→ **WHAT THE TASK ASKS**:
Leave the pictures out and copy exactly the lines from the line containing "Write a web" to the line containing "Serif', 'Times New", both lines included.

→ **DATA IN THIS EXERCISE**:
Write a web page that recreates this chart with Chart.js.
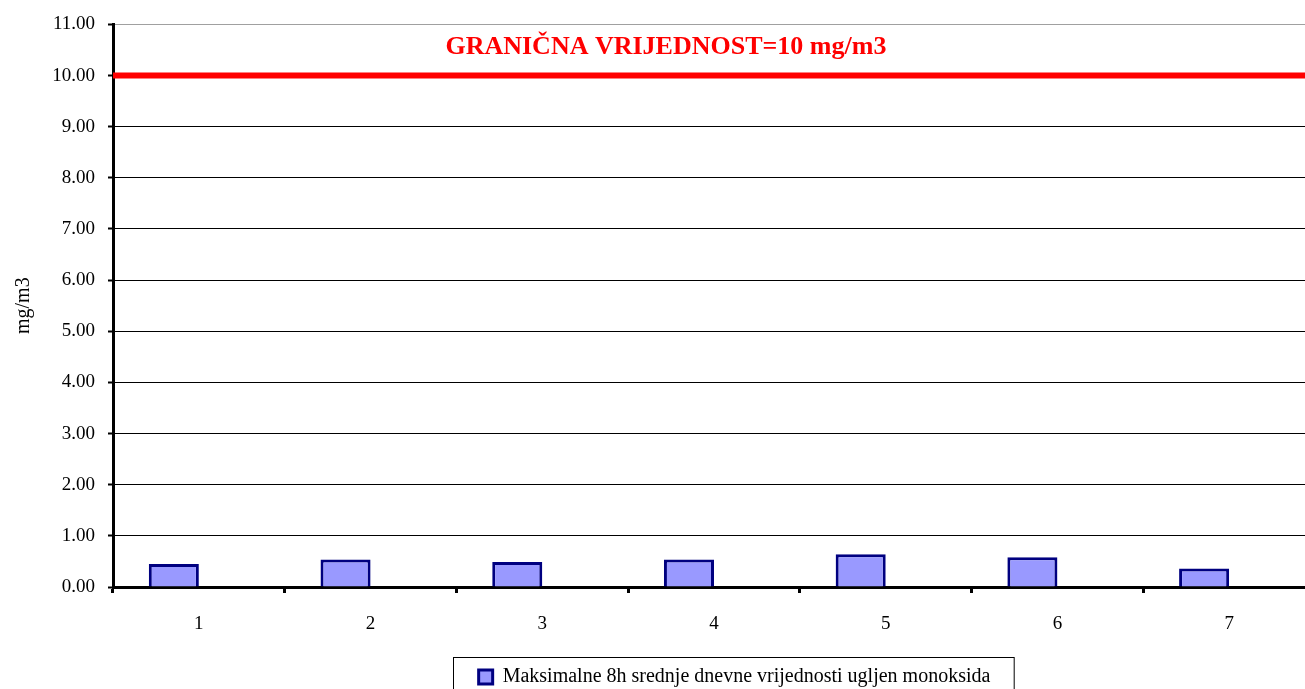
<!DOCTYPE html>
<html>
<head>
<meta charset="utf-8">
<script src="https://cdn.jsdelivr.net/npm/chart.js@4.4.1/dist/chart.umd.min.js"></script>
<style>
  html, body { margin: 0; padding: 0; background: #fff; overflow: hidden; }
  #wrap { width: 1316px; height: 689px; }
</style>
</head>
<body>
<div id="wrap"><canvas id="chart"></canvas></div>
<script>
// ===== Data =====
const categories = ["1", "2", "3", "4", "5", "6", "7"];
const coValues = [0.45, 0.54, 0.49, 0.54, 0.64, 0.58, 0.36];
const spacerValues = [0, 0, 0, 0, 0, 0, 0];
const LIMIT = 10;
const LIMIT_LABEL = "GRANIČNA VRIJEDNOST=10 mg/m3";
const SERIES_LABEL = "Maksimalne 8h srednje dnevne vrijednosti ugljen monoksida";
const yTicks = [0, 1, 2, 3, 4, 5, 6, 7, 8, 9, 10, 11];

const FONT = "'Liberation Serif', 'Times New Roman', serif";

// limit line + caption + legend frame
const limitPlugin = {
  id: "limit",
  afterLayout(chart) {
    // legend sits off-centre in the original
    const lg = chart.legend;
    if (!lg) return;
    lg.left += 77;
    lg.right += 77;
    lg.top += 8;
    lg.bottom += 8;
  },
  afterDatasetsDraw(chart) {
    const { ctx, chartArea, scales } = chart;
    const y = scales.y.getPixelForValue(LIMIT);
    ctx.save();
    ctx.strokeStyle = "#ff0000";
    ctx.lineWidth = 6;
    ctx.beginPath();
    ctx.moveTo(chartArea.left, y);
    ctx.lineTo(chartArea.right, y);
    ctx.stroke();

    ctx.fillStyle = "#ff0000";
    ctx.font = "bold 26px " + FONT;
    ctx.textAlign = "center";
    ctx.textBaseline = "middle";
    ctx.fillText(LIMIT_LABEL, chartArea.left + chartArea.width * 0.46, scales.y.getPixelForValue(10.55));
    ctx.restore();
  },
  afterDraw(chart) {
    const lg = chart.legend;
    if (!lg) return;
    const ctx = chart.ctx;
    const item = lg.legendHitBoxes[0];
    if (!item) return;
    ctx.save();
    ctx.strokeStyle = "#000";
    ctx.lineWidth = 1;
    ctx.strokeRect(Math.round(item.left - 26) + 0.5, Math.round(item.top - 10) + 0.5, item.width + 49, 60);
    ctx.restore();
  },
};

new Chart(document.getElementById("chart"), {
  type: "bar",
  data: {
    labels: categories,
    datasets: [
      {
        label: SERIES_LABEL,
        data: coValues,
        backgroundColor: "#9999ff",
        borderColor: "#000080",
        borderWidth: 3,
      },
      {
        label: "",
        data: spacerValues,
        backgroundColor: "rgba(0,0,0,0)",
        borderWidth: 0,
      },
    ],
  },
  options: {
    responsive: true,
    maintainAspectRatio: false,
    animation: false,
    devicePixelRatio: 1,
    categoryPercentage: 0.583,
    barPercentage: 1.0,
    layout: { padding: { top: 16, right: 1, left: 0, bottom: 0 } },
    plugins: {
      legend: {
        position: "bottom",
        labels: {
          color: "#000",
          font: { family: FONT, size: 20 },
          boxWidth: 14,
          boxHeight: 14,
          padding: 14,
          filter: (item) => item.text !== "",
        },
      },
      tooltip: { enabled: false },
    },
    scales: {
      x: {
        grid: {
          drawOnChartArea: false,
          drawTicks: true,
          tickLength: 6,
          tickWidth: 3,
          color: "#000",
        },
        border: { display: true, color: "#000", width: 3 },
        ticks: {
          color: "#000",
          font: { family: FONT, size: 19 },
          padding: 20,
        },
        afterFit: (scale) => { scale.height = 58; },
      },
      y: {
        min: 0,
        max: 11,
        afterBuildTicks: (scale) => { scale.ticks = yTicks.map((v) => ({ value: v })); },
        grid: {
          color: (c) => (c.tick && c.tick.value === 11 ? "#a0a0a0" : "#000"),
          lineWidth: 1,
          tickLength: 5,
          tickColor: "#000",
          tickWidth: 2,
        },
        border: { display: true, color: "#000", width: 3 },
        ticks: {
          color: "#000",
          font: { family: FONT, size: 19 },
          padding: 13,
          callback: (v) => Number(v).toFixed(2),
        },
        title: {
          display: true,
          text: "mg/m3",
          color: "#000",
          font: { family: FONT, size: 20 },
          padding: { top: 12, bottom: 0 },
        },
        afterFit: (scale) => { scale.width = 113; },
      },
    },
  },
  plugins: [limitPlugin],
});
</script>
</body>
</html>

--

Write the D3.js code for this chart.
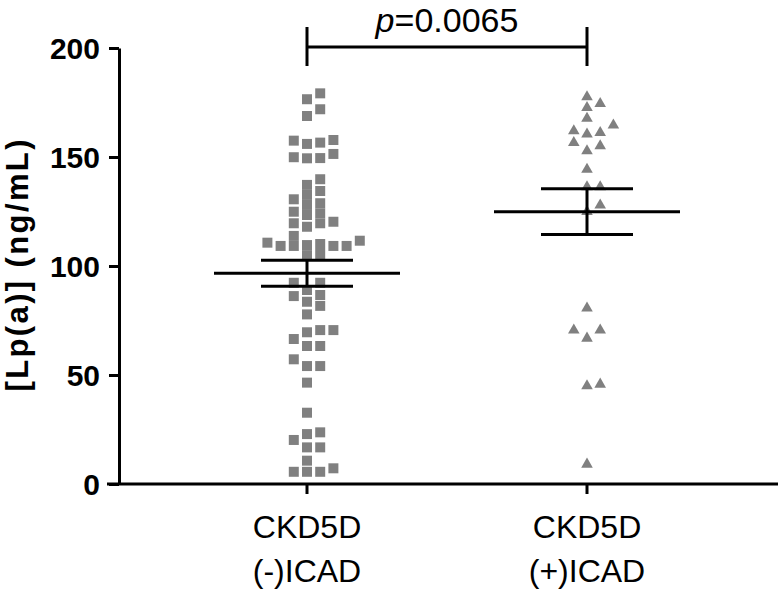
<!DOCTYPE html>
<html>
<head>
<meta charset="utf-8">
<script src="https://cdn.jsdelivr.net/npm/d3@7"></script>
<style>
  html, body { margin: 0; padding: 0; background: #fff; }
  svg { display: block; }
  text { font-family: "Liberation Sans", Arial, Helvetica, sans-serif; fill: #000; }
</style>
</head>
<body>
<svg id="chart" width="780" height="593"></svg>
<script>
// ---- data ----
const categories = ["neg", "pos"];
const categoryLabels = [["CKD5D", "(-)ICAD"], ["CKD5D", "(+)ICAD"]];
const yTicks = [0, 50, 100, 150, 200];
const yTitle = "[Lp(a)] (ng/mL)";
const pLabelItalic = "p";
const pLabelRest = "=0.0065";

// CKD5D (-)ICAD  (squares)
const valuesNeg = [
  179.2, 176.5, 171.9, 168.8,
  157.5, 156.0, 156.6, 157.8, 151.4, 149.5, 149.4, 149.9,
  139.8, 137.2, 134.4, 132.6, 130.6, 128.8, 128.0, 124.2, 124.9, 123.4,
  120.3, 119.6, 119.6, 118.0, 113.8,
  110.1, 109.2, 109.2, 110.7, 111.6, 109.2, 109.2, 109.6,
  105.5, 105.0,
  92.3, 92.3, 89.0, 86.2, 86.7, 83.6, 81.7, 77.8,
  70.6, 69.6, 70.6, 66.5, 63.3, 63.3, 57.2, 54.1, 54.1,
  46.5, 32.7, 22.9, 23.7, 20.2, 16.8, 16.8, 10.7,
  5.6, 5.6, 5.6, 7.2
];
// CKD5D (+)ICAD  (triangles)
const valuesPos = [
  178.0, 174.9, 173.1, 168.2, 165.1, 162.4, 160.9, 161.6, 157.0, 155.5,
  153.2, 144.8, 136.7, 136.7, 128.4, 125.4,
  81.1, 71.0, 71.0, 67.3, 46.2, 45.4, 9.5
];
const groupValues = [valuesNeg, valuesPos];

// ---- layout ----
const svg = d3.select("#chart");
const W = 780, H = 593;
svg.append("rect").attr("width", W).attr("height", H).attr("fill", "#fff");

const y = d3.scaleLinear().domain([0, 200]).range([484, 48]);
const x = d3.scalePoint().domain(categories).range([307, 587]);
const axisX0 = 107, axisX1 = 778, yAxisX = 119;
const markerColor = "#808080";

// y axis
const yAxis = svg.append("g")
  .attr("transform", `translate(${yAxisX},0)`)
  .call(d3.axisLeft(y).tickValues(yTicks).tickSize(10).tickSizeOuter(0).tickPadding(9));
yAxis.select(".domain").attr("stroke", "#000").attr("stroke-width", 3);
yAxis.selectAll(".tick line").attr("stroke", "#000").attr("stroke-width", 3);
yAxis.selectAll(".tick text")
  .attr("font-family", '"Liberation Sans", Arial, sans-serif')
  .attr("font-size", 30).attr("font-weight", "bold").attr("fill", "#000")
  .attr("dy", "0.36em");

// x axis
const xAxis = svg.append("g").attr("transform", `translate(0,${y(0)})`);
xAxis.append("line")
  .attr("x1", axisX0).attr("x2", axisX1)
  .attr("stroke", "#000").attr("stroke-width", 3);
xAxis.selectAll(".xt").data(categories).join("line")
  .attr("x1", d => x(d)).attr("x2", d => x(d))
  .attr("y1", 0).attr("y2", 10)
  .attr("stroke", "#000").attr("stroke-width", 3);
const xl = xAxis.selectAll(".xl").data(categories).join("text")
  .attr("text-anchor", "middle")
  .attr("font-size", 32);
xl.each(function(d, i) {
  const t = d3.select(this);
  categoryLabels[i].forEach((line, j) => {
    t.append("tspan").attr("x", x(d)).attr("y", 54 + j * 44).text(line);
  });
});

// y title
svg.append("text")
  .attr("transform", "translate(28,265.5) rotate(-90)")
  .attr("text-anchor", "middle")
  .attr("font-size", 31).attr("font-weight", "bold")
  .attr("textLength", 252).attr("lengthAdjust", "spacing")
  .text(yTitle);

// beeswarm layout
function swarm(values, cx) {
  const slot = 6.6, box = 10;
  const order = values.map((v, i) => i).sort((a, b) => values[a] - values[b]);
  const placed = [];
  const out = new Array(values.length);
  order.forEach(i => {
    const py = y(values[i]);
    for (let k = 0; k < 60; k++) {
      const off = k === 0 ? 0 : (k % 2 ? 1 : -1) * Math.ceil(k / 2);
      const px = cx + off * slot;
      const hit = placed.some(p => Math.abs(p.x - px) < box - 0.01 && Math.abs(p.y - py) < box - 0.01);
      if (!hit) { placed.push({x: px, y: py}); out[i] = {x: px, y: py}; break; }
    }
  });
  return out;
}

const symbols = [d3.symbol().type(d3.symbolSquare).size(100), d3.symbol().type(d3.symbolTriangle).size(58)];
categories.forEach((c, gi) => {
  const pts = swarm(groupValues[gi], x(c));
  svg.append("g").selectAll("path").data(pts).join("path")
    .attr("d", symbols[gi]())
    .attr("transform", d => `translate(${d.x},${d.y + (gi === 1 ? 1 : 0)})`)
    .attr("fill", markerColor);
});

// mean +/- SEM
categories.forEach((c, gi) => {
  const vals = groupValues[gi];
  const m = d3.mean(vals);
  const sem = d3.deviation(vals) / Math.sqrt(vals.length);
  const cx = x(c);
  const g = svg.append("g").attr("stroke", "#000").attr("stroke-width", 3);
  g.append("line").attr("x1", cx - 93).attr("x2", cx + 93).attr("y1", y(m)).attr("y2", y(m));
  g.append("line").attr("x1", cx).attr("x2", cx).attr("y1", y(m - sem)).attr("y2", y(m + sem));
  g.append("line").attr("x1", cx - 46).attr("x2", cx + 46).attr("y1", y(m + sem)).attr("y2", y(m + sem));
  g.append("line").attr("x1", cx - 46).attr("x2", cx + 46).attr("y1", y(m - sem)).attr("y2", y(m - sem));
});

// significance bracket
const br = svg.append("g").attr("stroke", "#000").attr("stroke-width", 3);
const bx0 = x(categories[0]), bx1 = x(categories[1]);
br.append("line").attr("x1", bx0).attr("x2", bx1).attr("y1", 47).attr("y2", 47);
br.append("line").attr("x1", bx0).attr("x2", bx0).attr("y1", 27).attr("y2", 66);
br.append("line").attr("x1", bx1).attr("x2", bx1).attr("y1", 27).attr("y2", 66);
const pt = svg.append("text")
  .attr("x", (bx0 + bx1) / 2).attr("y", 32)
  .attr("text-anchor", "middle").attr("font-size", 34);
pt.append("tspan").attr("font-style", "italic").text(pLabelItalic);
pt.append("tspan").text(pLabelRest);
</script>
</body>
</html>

→ **SOLVED PROBLEM**:
Write a web page that recreates this chart with Chart.js.
<!DOCTYPE html>
<html>
<head>
<meta charset="utf-8">
<script src="https://cdn.jsdelivr.net/npm/chart.js@4.4.1/dist/chart.umd.min.js"></script>
<style>
  html, body { margin: 0; padding: 0; background: #fff; overflow: hidden; }
  #wrap { width: 1316px; height: 689px; }
</style>
</head>
<body>
<div id="wrap"><canvas id="chart"></canvas></div>
<script>
// ===== Data =====
const categories = ["1", "2", "3", "4", "5", "6", "7"];
const coValues = [0.45, 0.54, 0.49, 0.54, 0.64, 0.58, 0.36];
const spacerValues = [0, 0, 0, 0, 0, 0, 0];
const LIMIT = 10;
const LIMIT_LABEL = "GRANIČNA VRIJEDNOST=10 mg/m3";
const SERIES_LABEL = "Maksimalne 8h srednje dnevne vrijednosti ugljen monoksida";
const yTicks = [0, 1, 2, 3, 4, 5, 6, 7, 8, 9, 10, 11];

const FONT = "'Liberation Serif', 'Times New Roman', serif";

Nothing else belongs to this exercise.